Bohemian Manifesto: A Field Guide to Living on the Edge
- Author: Laren Stover
- Illustrator: IZAK
- Language: English
- Genre: Non-fiction
- Publication date: 2004

= Bohemian Manifesto =

2004 book by Laren Stover

Bohemian Manifesto: A Field Guide to Living on the Edge is a 2004 book written by Laren Stover and illustrated by IZAK. The book details the eccentricities, peculiarities, and informalities of being a Bohemian. Stover uses prominent Bohemian artist quotes and letters to describe the traditional lives of Bohemians based on five "class" types: Nouveau, Gypsy, Beat, Zen, and Dandy.

==Bohemian types==
Stover classifies Bohemians into five mindsets/styles.

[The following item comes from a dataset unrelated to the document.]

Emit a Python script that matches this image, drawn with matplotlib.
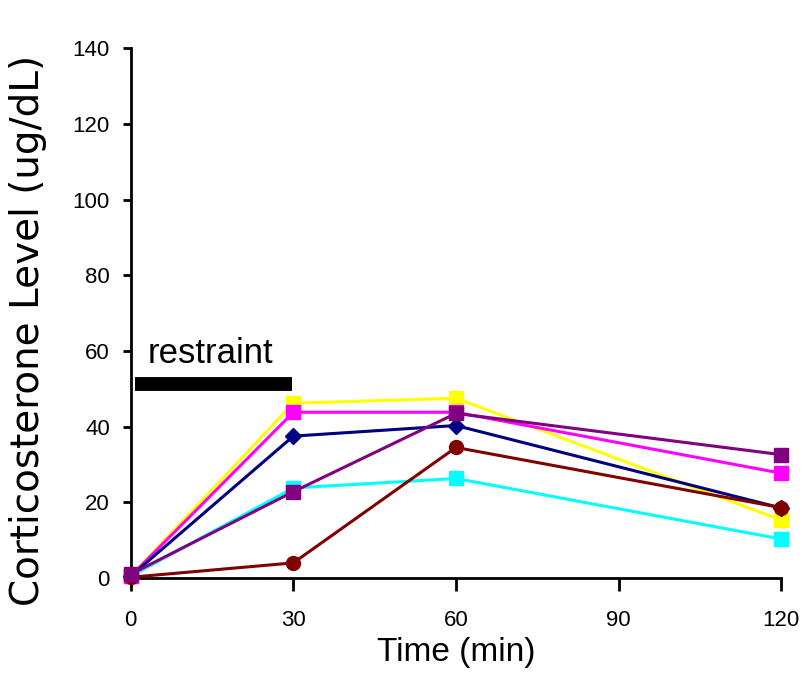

She says Bohemians are "not easily classified like species of birds", noting there are crossovers and hybrids.

===Nouveau Bohemian===
The Nouveau Bohemian: This type of Bohemian harmonizes elements of traditional Bohemian ideology with contemporary culture without losing sight of the basic tenets—the glamour, art, and nonconformity. While Nouveaus may suffer poetically, artistically, and romantically, they have what appears to be, at first, one advantage over other Bohemians: the Nouveau has money.

===Gypsy Bohemian===
The Gypsy Bohemian: The expatriate types. They create their own Gypsy nirvana wherever they go. They are folksy flower children, hippies, psychedelic travelers, fairy folk, dreamers, Deadheads, medievalists, anachronistic throwbacks to a more romantic time. Gypsies scatter like seeds on the wind, don't own a watch, show up on your doorstep and disappear in the night. They are happy to sleep in your barn and may have done so without your awareness.

===Beat Bohemian===
The Beat Bohemian: Reckless, raggedy, rambling, drifting, down-and-out, Utopia-seeking. It may seem like Beats suffer for their ideals, but they have let go of material desire. Beats are free spirits. They believe in freedom of expression. They travel light, but there is always a book or a notebook in their pocket. Beats jam, improvise, extemporize, blow ethereal notes into the universe, write poetry, ramble and wreck cars. They live on the edge of ideas. They take the part and then make up their own lines.

===Zen Bohemian===
The Zen Bohemian: No other Bohemians fathom the transient, green and meditative quality of life better than the Zens, even if they are in a rock band, which they often are. The Zen is post-Beat, a Bohemian whose quest has evolved from the artistic, smoky, literary and spiritual wanderlust to the spiritually lustful.

===Dandy Bohemian===
The Dandy Bohemian: A little seedy, a little haughty, slightly shredded or threadbare, dandies are the most polished of all Bohemians, even when their clothes are tattered. The Dandy aspires to old money without the money. You are more likely to find unpopular liqueurs such as Chartreuse and Earl Grey brandy in the Dandy home than a six-pack of Budweiser.